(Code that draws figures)

---

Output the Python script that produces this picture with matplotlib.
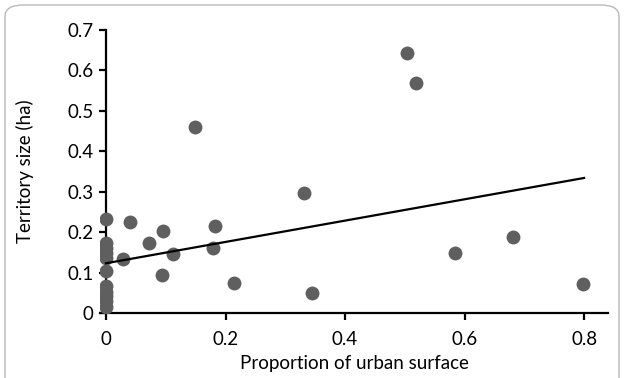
import matplotlib
matplotlib.use('Agg')
import matplotlib.pyplot as plt
from matplotlib.patches import FancyBboxPatch

plt.rcParams['font.family'] = ['Lato', 'DejaVu Sans']

# scatter values
urban = [0.503, 0.519, 0.149, 0.331, 0.345, 0.584, 0.681, 0.798, 0.215,
         0.182, 0.179, 0.112, 0.093, 0.096, 0.072, 0.040, 0.029,
         0, 0, 0, 0, 0, 0, 0, 0, 0, 0, 0]
territory = [0.642, 0.570, 0.459, 0.297, 0.049, 0.149, 0.189, 0.072, 0.073,
             0.214, 0.161, 0.147, 0.094, 0.203, 0.174, 0.225, 0.134,
             0.233, 0.173, 0.161, 0.148, 0.136, 0.105, 0.066, 0.053, 0.041, 0.029, 0.016]

# trend line end points
trend_x = [0, 0.8]
trend_y = [0.123, 0.334]

xticks = [0, 0.2, 0.4, 0.6, 0.8]
xticklabels = ['0', '0.2', '0.4', '0.6', '0.8']
yticks = [0, 0.1, 0.2, 0.3, 0.4, 0.5, 0.6, 0.7]
yticklabels = ['0', '0.1', '0.2', '0.3', '0.4', '0.5', '0.6', '0.7']

fig = plt.figure(figsize=(6.24, 3.78), dpi=100)
ax = fig.add_axes([100/624, 65/378, 508/624, 283/378])

# rounded frame around the figure
frame = FancyBboxPatch((5/624, -0.1), 614/624, (373/378) + 0.1,
                       boxstyle='round,pad=0,rounding_size=0.03',
                       transform=fig.transFigure, fill=False,
                       edgecolor='#b8b8b8', linewidth=1.0)
fig.patches.append(frame)

ax.plot(urban, territory, 'o', color='#5f5f5f', markersize=10, markeredgewidth=0, zorder=3)
ax.plot(trend_x, trend_y, '-', color='black', linewidth=1.6, zorder=4)

ax.set_xlim(-0.01, 0.84)
ax.set_ylim(0, 0.7)
ax.set_xticks(xticks)
ax.set_xticklabels(xticklabels)
ax.set_yticks(yticks)
ax.set_yticklabels(yticklabels)

for s in ['top', 'right']:
    ax.spines[s].set_visible(False)
ax.spines['left'].set_position(('data', 0))
ax.spines['left'].set_linewidth(1.6)
ax.spines['bottom'].set_linewidth(1.6)
ax.spines['left'].set_zorder(2)
ax.tick_params(axis='both', direction='out', length=5, width=1.6, labelsize=13.5, colors='black')
ax.tick_params(axis='x', pad=8)
ax.tick_params(axis='y', pad=4)

ax.set_xlabel('Proportion of urban surface', fontsize=13.5, labelpad=5)
ax.set_ylabel('Territory size (ha)', fontsize=13.5)
ax.yaxis.set_label_coords(-0.13, 0.5)

fig.savefig('out.png', dpi=100)
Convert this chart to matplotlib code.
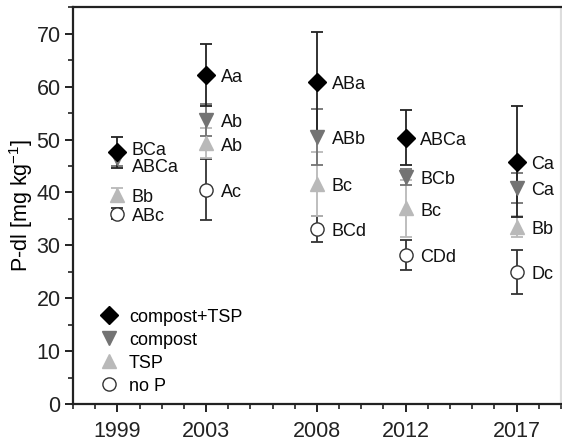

---

* **What you need to do**:
Write out exactly the lines between the start of the data and the line with "ax.set_yticklabels(yticklabels)", including both, but none of the pictures.

* **Written solution**:
Output the Python script that produces this picture with matplotlib.
import matplotlib
matplotlib.use('Agg')
import matplotlib.pyplot as plt
from matplotlib.patches import FancyBboxPatch

plt.rcParams['font.family'] = ['Lato', 'DejaVu Sans']

# scatter values
urban = [0.503, 0.519, 0.149, 0.331, 0.345, 0.584, 0.681, 0.798, 0.215,
         0.182, 0.179, 0.112, 0.093, 0.096, 0.072, 0.040, 0.029,
         0, 0, 0, 0, 0, 0, 0, 0, 0, 0, 0]
territory = [0.642, 0.570, 0.459, 0.297, 0.049, 0.149, 0.189, 0.072, 0.073,
             0.214, 0.161, 0.147, 0.094, 0.203, 0.174, 0.225, 0.134,
             0.233, 0.173, 0.161, 0.148, 0.136, 0.105, 0.066, 0.053, 0.041, 0.029, 0.016]

# trend line end points
trend_x = [0, 0.8]
trend_y = [0.123, 0.334]

xticks = [0, 0.2, 0.4, 0.6, 0.8]
xticklabels = ['0', '0.2', '0.4', '0.6', '0.8']
yticks = [0, 0.1, 0.2, 0.3, 0.4, 0.5, 0.6, 0.7]
yticklabels = ['0', '0.1', '0.2', '0.3', '0.4', '0.5', '0.6', '0.7']

fig = plt.figure(figsize=(6.24, 3.78), dpi=100)
ax = fig.add_axes([100/624, 65/378, 508/624, 283/378])

# rounded frame around the figure
frame = FancyBboxPatch((5/624, -0.1), 614/624, (373/378) + 0.1,
                       boxstyle='round,pad=0,rounding_size=0.03',
                       transform=fig.transFigure, fill=False,
                       edgecolor='#b8b8b8', linewidth=1.0)
fig.patches.append(frame)

ax.plot(urban, territory, 'o', color='#5f5f5f', markersize=10, markeredgewidth=0, zorder=3)
ax.plot(trend_x, trend_y, '-', color='black', linewidth=1.6, zorder=4)

ax.set_xlim(-0.01, 0.84)
ax.set_ylim(0, 0.7)
ax.set_xticks(xticks)
ax.set_xticklabels(xticklabels)
ax.set_yticks(yticks)
ax.set_yticklabels(yticklabels)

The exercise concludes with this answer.